-- START Provided material --
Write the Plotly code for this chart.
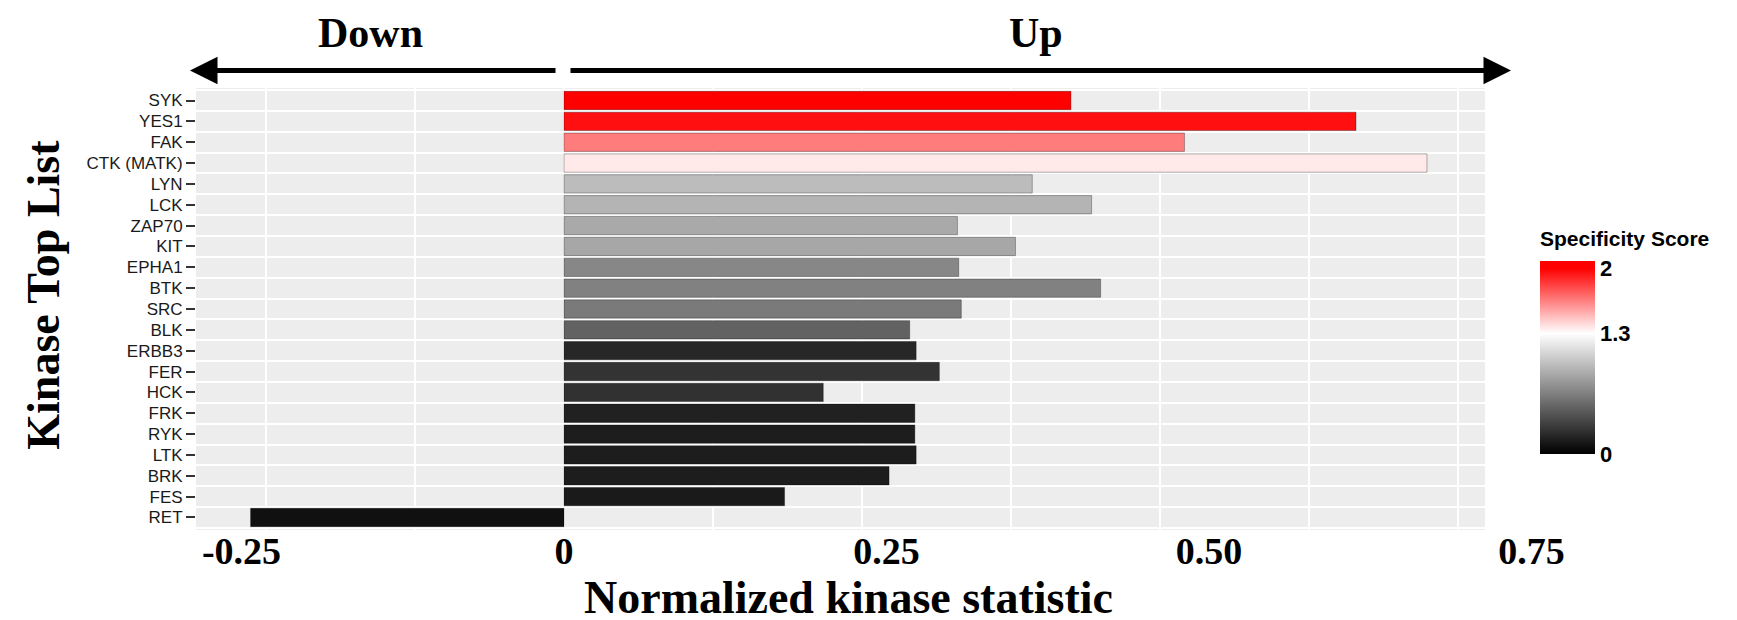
import plotly.graph_objects as go

# ---- data ----
kinases = ["SYK", "YES1", "FAK", "CTK (MATK)", "LYN", "LCK", "ZAP70", "KIT", "EPHA1",
           "BTK", "SRC", "BLK", "ERBB3", "FER", "HCK", "FRK", "RYK", "LTK", "BRK", "FES", "RET"]
norm_stat = [0.393, 0.614, 0.481, 0.669, 0.363, 0.409, 0.305, 0.350, 0.306,
             0.416, 0.308, 0.268, 0.273, 0.291, 0.201, 0.272, 0.272, 0.273, 0.252, 0.171, -0.243]
spec_score = [2.0, 1.96, 1.66, 1.36, 0.96, 0.92, 0.86, 0.85, 0.69,
              0.66, 0.62, 0.50, 0.20, 0.26, 0.25, 0.17, 0.15, 0.15, 0.15, 0.13, 0.08]
x_tickvals = [-0.25, 0, 0.25, 0.5, 0.75]
x_ticktext = ["-0.25", "0", "0.25", "0.50", "0.75"]
cbar_tickvals = [0, 1.3, 2]
cbar_ticktext = ["0", "1.3", "2"]

# colour scale: black (0) -> white (1.3) -> red (2); bar extends a little above 2
C_MIN, C_MID, C_HIGH, C_MAX = 0.0, 1.3, 2.0, 2.08
colorscale = [[0, "#000000"], [C_MID / C_MAX, "#FFFFFF"], [C_HIGH / C_MAX, "#FF0000"], [1, "#FF0000"]]

W, H = 1737, 620
L, R, T, B = 188, 147, 80, 97.5
PW, PH = W - L - R, H - T - B
X_RANGE = [-0.2853, 0.8016]
PANEL_RIGHT = 0.714

def px_x(p):
    return (p - L) / PW

def px_y(p):
    return (H - B - p) / PH

SERIF = "Liberation Serif"
SANS = "Liberation Sans"

fig = go.Figure()
fig.add_trace(go.Bar(
    x=norm_stat, y=kinases, orientation="h", width=0.88,
    marker=dict(
        color=spec_score, cmin=C_MIN, cmax=C_MAX,
        colorscale=colorscale,
        line=dict(color="rgba(0,0,0,0.3)", width=1),
        showscale=True,
        colorbar=dict(
            tickvals=cbar_tickvals, ticktext=cbar_ticktext,
            tickfont=dict(family=SANS, size=22, color="black", weight="bold"),
            ticks="", thickness=55, thicknessmode="pixels",
            len=193, lenmode="pixels",
            xref="paper", x=px_x(1532), xanchor="left",
            yref="paper", y=px_y(253), yanchor="top",
            xpad=0, ypad=0, outlinewidth=0,
        ),
    ),
    hoverinfo="x+y",
))
# empty helper trace so the boundary-grid axis is drawn
fig.add_trace(go.Scatter(x=[], y=[], yaxis="y2", showlegend=False, hoverinfo="skip"))

fig.update_layout(
    width=W, height=H,
    margin=dict(l=L, r=R, t=T, b=B, autoexpand=False),
    paper_bgcolor="white", plot_bgcolor="white",
    showlegend=False,
    xaxis=dict(
        range=X_RANGE, tickvals=x_tickvals, ticktext=x_ticktext,
        showgrid=False, zeroline=False, showline=False, ticks="",
        tickfont=dict(family=SERIF, size=38, color="black", weight="bold"),
        ticklabelstandoff=-5, automargin=False,
        minor=dict(dtick=0.1155, tick0=0, showgrid=True, gridcolor="white", gridwidth=1.5, ticks=""),
    ),
    yaxis=dict(
        categoryorder="array", categoryarray=kinases, range=[20.6, -0.6],
        showgrid=False, zeroline=False, showline=False, automargin=False,
        ticks="outside", ticklen=9, tickwidth=1.5, tickcolor="#333333",
        tickfont=dict(family=SANS, size=17, color="#1a1a1a"),
    ),
    yaxis2=dict(
        overlaying="y", range=[20.6, -0.6], tick0=0.5, dtick=1,
        showgrid=True, gridcolor="white", gridwidth=2,
        showticklabels=False, ticks="", zeroline=False, showline=False,
    ),
    shapes=[
        dict(type="rect", xref="x", yref="y domain", x0=X_RANGE[0], x1=PANEL_RIGHT,
             y0=0, y1=1, fillcolor="#EDEDED", line=dict(width=0), layer="below"),
    ],
    annotations=[
        dict(text="Kinase Top List", xref="paper", yref="paper", x=px_x(36), y=px_y(287),
             textangle=-90, showarrow=False, xanchor="center", yanchor="middle",
             font=dict(family=SERIF, size=46, color="black", weight="bold")),
        dict(text="Normalized kinase statistic", xref="paper", yref="paper",
             x=px_x(840), y=px_y(590), showarrow=False, xanchor="center", yanchor="middle",
             font=dict(family=SERIF, size=46, color="black", weight="bold")),
        dict(text="Down", xref="paper", yref="paper", x=px_x(362), y=px_y(25),
             showarrow=False, xanchor="center", yanchor="middle",
             font=dict(family=SERIF, size=42, color="black", weight="bold")),
        dict(text="Up", xref="paper", yref="paper", x=px_x(1028), y=px_y(25),
             showarrow=False, xanchor="center", yanchor="middle",
             font=dict(family=SERIF, size=42, color="black", weight="bold")),
        dict(text="Specificity Score", xref="paper", yref="paper", x=px_x(1530), y=px_y(231),
             showarrow=False, xanchor="left", yanchor="middle",
             font=dict(family=SANS, size=21, color="black", weight="bold")),
        dict(text="", xref="paper", yref="paper", x=px_x(182), y=px_y(62.5),
             ax=549 - 182, ay=0, axref="pixel", ayref="pixel", showarrow=True,
             arrowhead=2, arrowsize=1.1, arrowwidth=5, arrowcolor="black", standoff=0),
        dict(text="", xref="paper", yref="paper", x=px_x(1503), y=px_y(62.5),
             ax=561 - 1503, ay=0, axref="pixel", ayref="pixel", showarrow=True,
             arrowhead=2, arrowsize=1.1, arrowwidth=5, arrowcolor="black", standoff=0),
    ],
)

fig.write_html("out.html")
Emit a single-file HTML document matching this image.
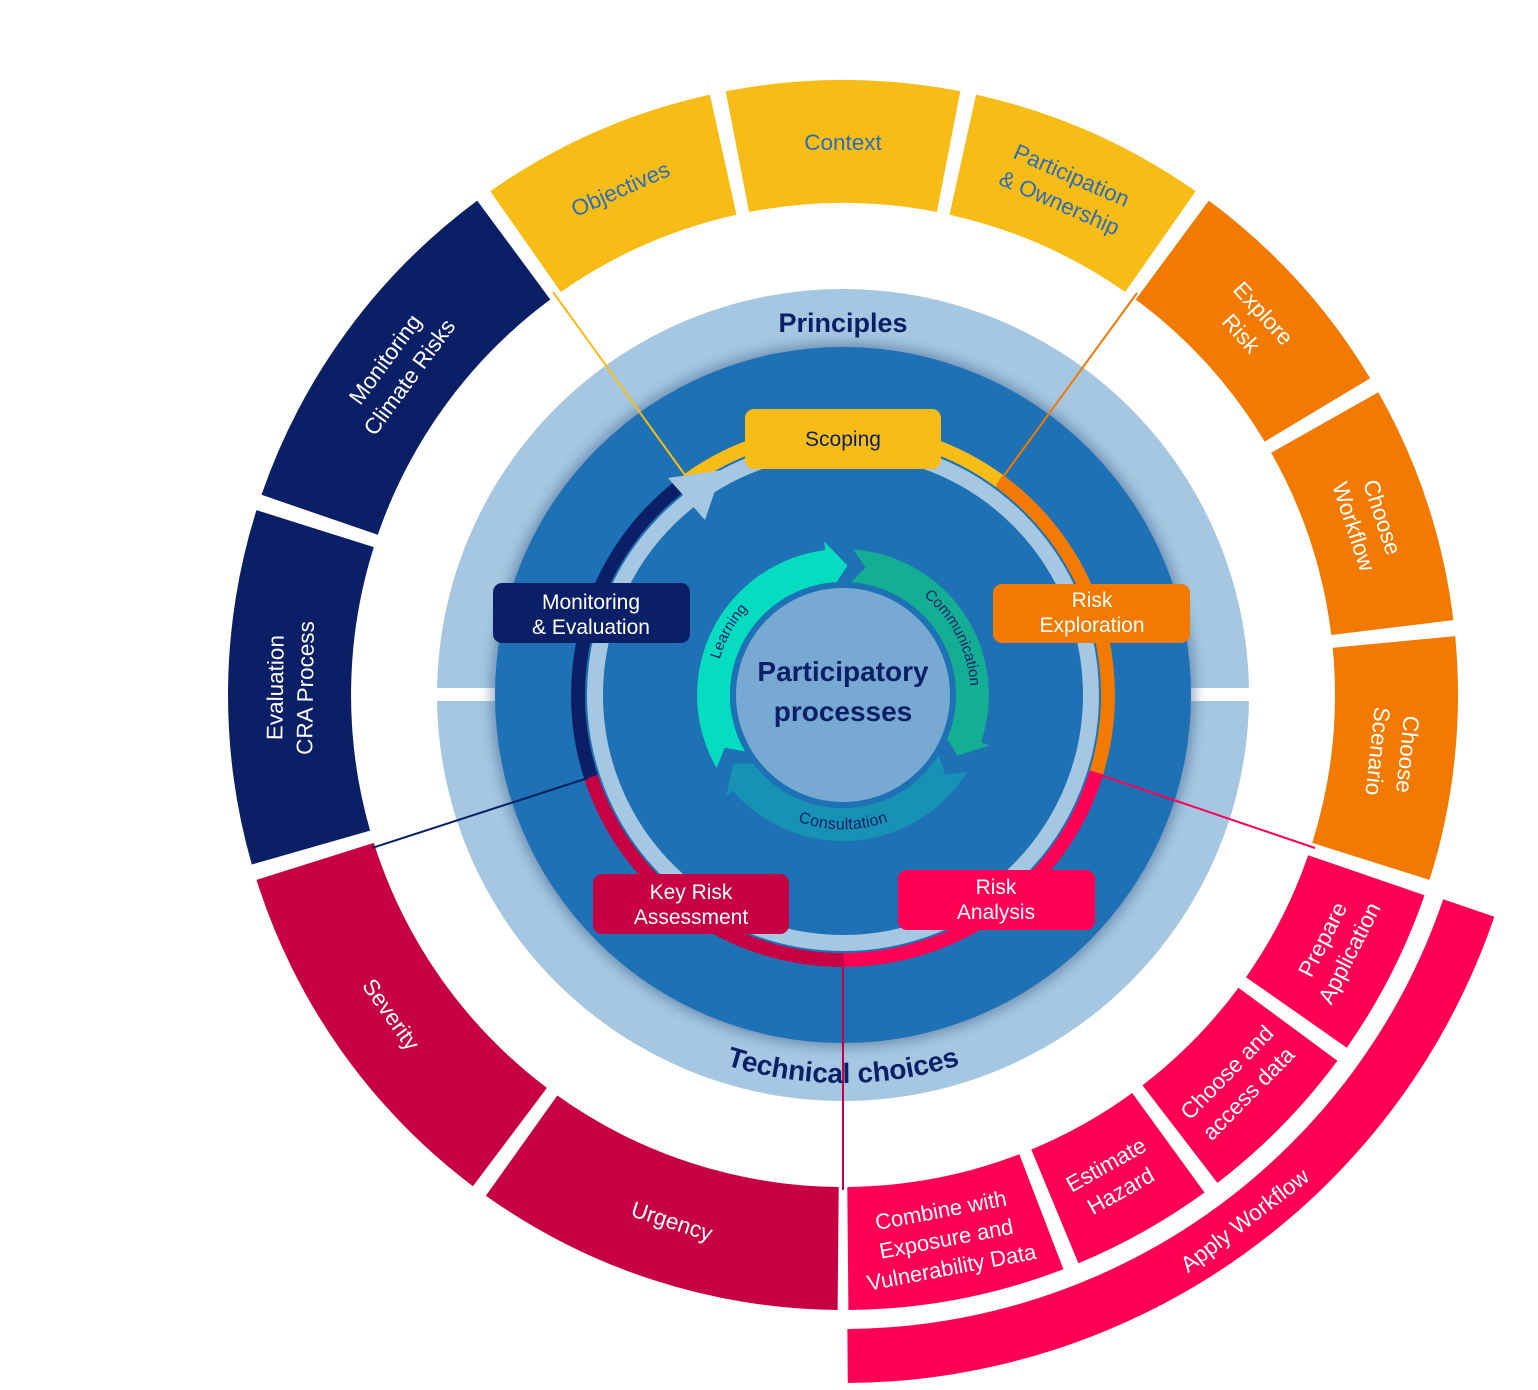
-- END Provided material --
Aim of the task: Transcribe the full listing above exactly, with the images removed.

Written answer:
Write the Plotly code for this chart.
import plotly.graph_objects as go

# ---- data ----
kinases = ["SYK", "YES1", "FAK", "CTK (MATK)", "LYN", "LCK", "ZAP70", "KIT", "EPHA1",
           "BTK", "SRC", "BLK", "ERBB3", "FER", "HCK", "FRK", "RYK", "LTK", "BRK", "FES", "RET"]
norm_stat = [0.393, 0.614, 0.481, 0.669, 0.363, 0.409, 0.305, 0.350, 0.306,
             0.416, 0.308, 0.268, 0.273, 0.291, 0.201, 0.272, 0.272, 0.273, 0.252, 0.171, -0.243]
spec_score = [2.0, 1.96, 1.66, 1.36, 0.96, 0.92, 0.86, 0.85, 0.69,
              0.66, 0.62, 0.50, 0.20, 0.26, 0.25, 0.17, 0.15, 0.15, 0.15, 0.13, 0.08]
x_tickvals = [-0.25, 0, 0.25, 0.5, 0.75]
x_ticktext = ["-0.25", "0", "0.25", "0.50", "0.75"]
cbar_tickvals = [0, 1.3, 2]
cbar_ticktext = ["0", "1.3", "2"]

# colour scale: black (0) -> white (1.3) -> red (2); bar extends a little above 2
C_MIN, C_MID, C_HIGH, C_MAX = 0.0, 1.3, 2.0, 2.08
colorscale = [[0, "#000000"], [C_MID / C_MAX, "#FFFFFF"], [C_HIGH / C_MAX, "#FF0000"], [1, "#FF0000"]]

W, H = 1737, 620
L, R, T, B = 188, 147, 80, 97.5
PW, PH = W - L - R, H - T - B
X_RANGE = [-0.2853, 0.8016]
PANEL_RIGHT = 0.714

def px_x(p):
    return (p - L) / PW

def px_y(p):
    return (H - B - p) / PH

SERIF = "Liberation Serif"
SANS = "Liberation Sans"

fig = go.Figure()
fig.add_trace(go.Bar(
    x=norm_stat, y=kinases, orientation="h", width=0.88,
    marker=dict(
        color=spec_score, cmin=C_MIN, cmax=C_MAX,
        colorscale=colorscale,
        line=dict(color="rgba(0,0,0,0.3)", width=1),
        showscale=True,
        colorbar=dict(
            tickvals=cbar_tickvals, ticktext=cbar_ticktext,
            tickfont=dict(family=SANS, size=22, color="black", weight="bold"),
            ticks="", thickness=55, thicknessmode="pixels",
            len=193, lenmode="pixels",
            xref="paper", x=px_x(1532), xanchor="left",
            yref="paper", y=px_y(253), yanchor="top",
            xpad=0, ypad=0, outlinewidth=0,
        ),
    ),
    hoverinfo="x+y",
))
# empty helper trace so the boundary-grid axis is drawn
fig.add_trace(go.Scatter(x=[], y=[], yaxis="y2", showlegend=False, hoverinfo="skip"))

fig.update_layout(
    width=W, height=H,
    margin=dict(l=L, r=R, t=T, b=B, autoexpand=False),
    paper_bgcolor="white", plot_bgcolor="white",
    showlegend=False,
    xaxis=dict(
        range=X_RANGE, tickvals=x_tickvals, ticktext=x_ticktext,
        showgrid=False, zeroline=False, showline=False, ticks="",
        tickfont=dict(family=SERIF, size=38, color="black", weight="bold"),
        ticklabelstandoff=-5, automargin=False,
        minor=dict(dtick=0.1155, tick0=0, showgrid=True, gridcolor="white", gridwidth=1.5, ticks=""),
    ),
    yaxis=dict(
        categoryorder="array", categoryarray=kinases, range=[20.6, -0.6],
        showgrid=False, zeroline=False, showline=False, automargin=False,
        ticks="outside", ticklen=9, tickwidth=1.5, tickcolor="#333333",
        tickfont=dict(family=SANS, size=17, color="#1a1a1a"),
    ),
    yaxis2=dict(
        overlaying="y", range=[20.6, -0.6], tick0=0.5, dtick=1,
        showgrid=True, gridcolor="white", gridwidth=2,
        showticklabels=False, ticks="", zeroline=False, showline=False,
    ),
    shapes=[
        dict(type="rect", xref="x", yref="y domain", x0=X_RANGE[0], x1=PANEL_RIGHT,
             y0=0, y1=1, fillcolor="#EDEDED", line=dict(width=0), layer="below"),
    ],
    annotations=[
        dict(text="Kinase Top List", xref="paper", yref="paper", x=px_x(36), y=px_y(287),
             textangle=-90, showarrow=False, xanchor="center", yanchor="middle",
             font=dict(family=SERIF, size=46, color="black", weight="bold")),
        dict(text="Normalized kinase statistic", xref="paper", yref="paper",
             x=px_x(840), y=px_y(590), showarrow=False, xanchor="center", yanchor="middle",
             font=dict(family=SERIF, size=46, color="black", weight="bold")),
        dict(text="Down", xref="paper", yref="paper", x=px_x(362), y=px_y(25),
             showarrow=False, xanchor="center", yanchor="middle",
             font=dict(family=SERIF, size=42, color="black", weight="bold")),
        dict(text="Up", xref="paper", yref="paper", x=px_x(1028), y=px_y(25),
             showarrow=False, xanchor="center", yanchor="middle",
             font=dict(family=SERIF, size=42, color="black", weight="bold")),
        dict(text="Specificity Score", xref="paper", yref="paper", x=px_x(1530), y=px_y(231),
             showarrow=False, xanchor="left", yanchor="middle",
             font=dict(family=SANS, size=21, color="black", weight="bold")),
        dict(text="", xref="paper", yref="paper", x=px_x(182), y=px_y(62.5),
             ax=549 - 182, ay=0, axref="pixel", ayref="pixel", showarrow=True,
             arrowhead=2, arrowsize=1.1, arrowwidth=5, arrowcolor="black", standoff=0),
        dict(text="", xref="paper", yref="paper", x=px_x(1503), y=px_y(62.5),
             ax=561 - 1503, ay=0, axref="pixel", ayref="pixel", showarrow=True,
             arrowhead=2, arrowsize=1.1, arrowwidth=5, arrowcolor="black", standoff=0),
    ],
)

fig.write_html("out.html")
Emit a single-file HTML document matching this image.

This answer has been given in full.